MATERIAL PROVIDED:
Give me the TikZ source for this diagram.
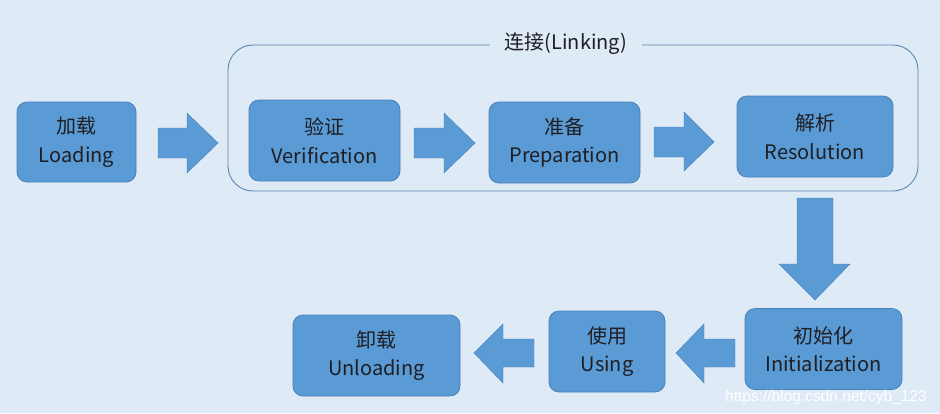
\documentclass[tikz,border=0pt]{standalone}
\usepackage{fontspec}
\setmainfont{Noto Sans CJK SC}
\newfontfamily\wmfont{Liberation Sans}
\definecolor{bg}{RGB}{222,234,246}
\definecolor{boxblue}{RGB}{91,155,213}
\definecolor{boxedge}{RGB}{72,128,184}
\definecolor{frameblue}{RGB}{92,134,180}
\definecolor{txt}{RGB}{30,30,35}
\begin{document}
\begin{tikzpicture}[x=1pt,y=-1pt,
  stagebox/.style={rounded corners=10pt, fill=boxblue, draw=boxedge, line width=0.8pt,
    text=txt, align=center, font=\fontsize{20}{28.5}\selectfont, inner sep=0pt},
  blockarrow/.style={fill=boxblue, draw=boxedge, line width=0.4pt}]
\fill[bg] (0,0) rectangle (940,413);
\useasboundingbox (0,0) rectangle (940,413);
% Linking container
\draw[frameblue, line width=0.9pt, rounded corners=25pt] (228,45) rectangle (918,191);
\node[fill=bg, inner xsep=15pt, inner ysep=2pt, text=txt, font=\fontsize{20}{24}\selectfont] (linklabel) at (566,44) {连接(Linking)};
% stage boxes
\node[stagebox, minimum width=119pt, minimum height=80pt] (load) at (76.5,142) {加载\\Loading};
\node[stagebox, minimum width=151pt, minimum height=81pt] (verif) at (324.5,140.5) {验证\\Verification};
\node[stagebox, minimum width=151pt, minimum height=81pt] (prep) at (564.5,142.5) {准备\\Preparation};
\node[stagebox, minimum width=156pt, minimum height=81pt] (resol) at (815,136.5) {解析\\Resolution};
\node[stagebox, minimum width=157pt, minimum height=81pt] (init) at (823.5,349) {初始化\\Initialization};
\node[stagebox, minimum width=116pt, minimum height=81pt] (using) at (607,351.5) {使用\\Using};
\node[stagebox, minimum width=167pt, minimum height=81pt] (unload) at (376.5,355.5) {卸载\\Unloading};
% block arrows
\draw[blockarrow] (158,128) -- (187,128) -- (187,113) -- (218,143) -- (187,173) -- (187,158) -- (158,158) -- cycle;
\draw[blockarrow] (414,128) -- (444,128) -- (444,113) -- (475,143) -- (444,173) -- (444,158) -- (414,158) -- cycle;
\draw[blockarrow] (654,127) -- (684,127) -- (684,112) -- (714,142) -- (684,171) -- (684,157) -- (654,157) -- cycle;
\draw[blockarrow] (797,198) -- (833,198) -- (833,264) -- (850,264) -- (815,300) -- (779,264) -- (797,264) -- cycle;
\draw[blockarrow] (735,339) -- (704,339) -- (704,324) -- (676,353) -- (704,383) -- (704,367) -- (735,367) -- cycle;
\draw[blockarrow] (534,339) -- (503,339) -- (503,324) -- (474,353) -- (503,383) -- (503,367) -- (534,367) -- cycle;
% watermark
\node[text=white, font=\wmfont\fontsize{15.5}{17}\selectfont, inner sep=0pt] (wm) at (826,397) {https://blog.csdn.net/cyb\_123};
\end{tikzpicture}
\end{document}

INSTRUCTION:
Copy all the lines of data exactly as they appear, dropping any images.

RESULT OF THE EXERCISE:
Give me the TikZ source for this diagram.
\documentclass[tikz,border=0pt]{standalone}
\usepackage{fontspec}
\setmainfont{Noto Sans CJK SC}
\newfontfamily\wmfont{Liberation Sans}
\definecolor{bg}{RGB}{222,234,246}
\definecolor{boxblue}{RGB}{91,155,213}
\definecolor{boxedge}{RGB}{72,128,184}
\definecolor{frameblue}{RGB}{92,134,180}
\definecolor{txt}{RGB}{30,30,35}
\begin{document}
\begin{tikzpicture}[x=1pt,y=-1pt,
  stagebox/.style={rounded corners=10pt, fill=boxblue, draw=boxedge, line width=0.8pt,
    text=txt, align=center, font=\fontsize{20}{28.5}\selectfont, inner sep=0pt},
  blockarrow/.style={fill=boxblue, draw=boxedge, line width=0.4pt}]
\fill[bg] (0,0) rectangle (940,413);
\useasboundingbox (0,0) rectangle (940,413);
% Linking container
\draw[frameblue, line width=0.9pt, rounded corners=25pt] (228,45) rectangle (918,191);
\node[fill=bg, inner xsep=15pt, inner ysep=2pt, text=txt, font=\fontsize{20}{24}\selectfont] (linklabel) at (566,44) {连接(Linking)};
% stage boxes
\node[stagebox, minimum width=119pt, minimum height=80pt] (load) at (76.5,142) {加载\\Loading};
\node[stagebox, minimum width=151pt, minimum height=81pt] (verif) at (324.5,140.5) {验证\\Verification};
\node[stagebox, minimum width=151pt, minimum height=81pt] (prep) at (564.5,142.5) {准备\\Preparation};
\node[stagebox, minimum width=156pt, minimum height=81pt] (resol) at (815,136.5) {解析\\Resolution};
\node[stagebox, minimum width=157pt, minimum height=81pt] (init) at (823.5,349) {初始化\\Initialization};
\node[stagebox, minimum width=116pt, minimum height=81pt] (using) at (607,351.5) {使用\\Using};
\node[stagebox, minimum width=167pt, minimum height=81pt] (unload) at (376.5,355.5) {卸载\\Unloading};
% block arrows
\draw[blockarrow] (158,128) -- (187,128) -- (187,113) -- (218,143) -- (187,173) -- (187,158) -- (158,158) -- cycle;
\draw[blockarrow] (414,128) -- (444,128) -- (444,113) -- (475,143) -- (444,173) -- (444,158) -- (414,158) -- cycle;
\draw[blockarrow] (654,127) -- (684,127) -- (684,112) -- (714,142) -- (684,171) -- (684,157) -- (654,157) -- cycle;
\draw[blockarrow] (797,198) -- (833,198) -- (833,264) -- (850,264) -- (815,300) -- (779,264) -- (797,264) -- cycle;
\draw[blockarrow] (735,339) -- (704,339) -- (704,324) -- (676,353) -- (704,383) -- (704,367) -- (735,367) -- cycle;
\draw[blockarrow] (534,339) -- (503,339) -- (503,324) -- (474,353) -- (503,383) -- (503,367) -- (534,367) -- cycle;
% watermark
\node[text=white, font=\wmfont\fontsize{15.5}{17}\selectfont, inner sep=0pt] (wm) at (826,397) {https://blog.csdn.net/cyb\_123};
\end{tikzpicture}
\end{document}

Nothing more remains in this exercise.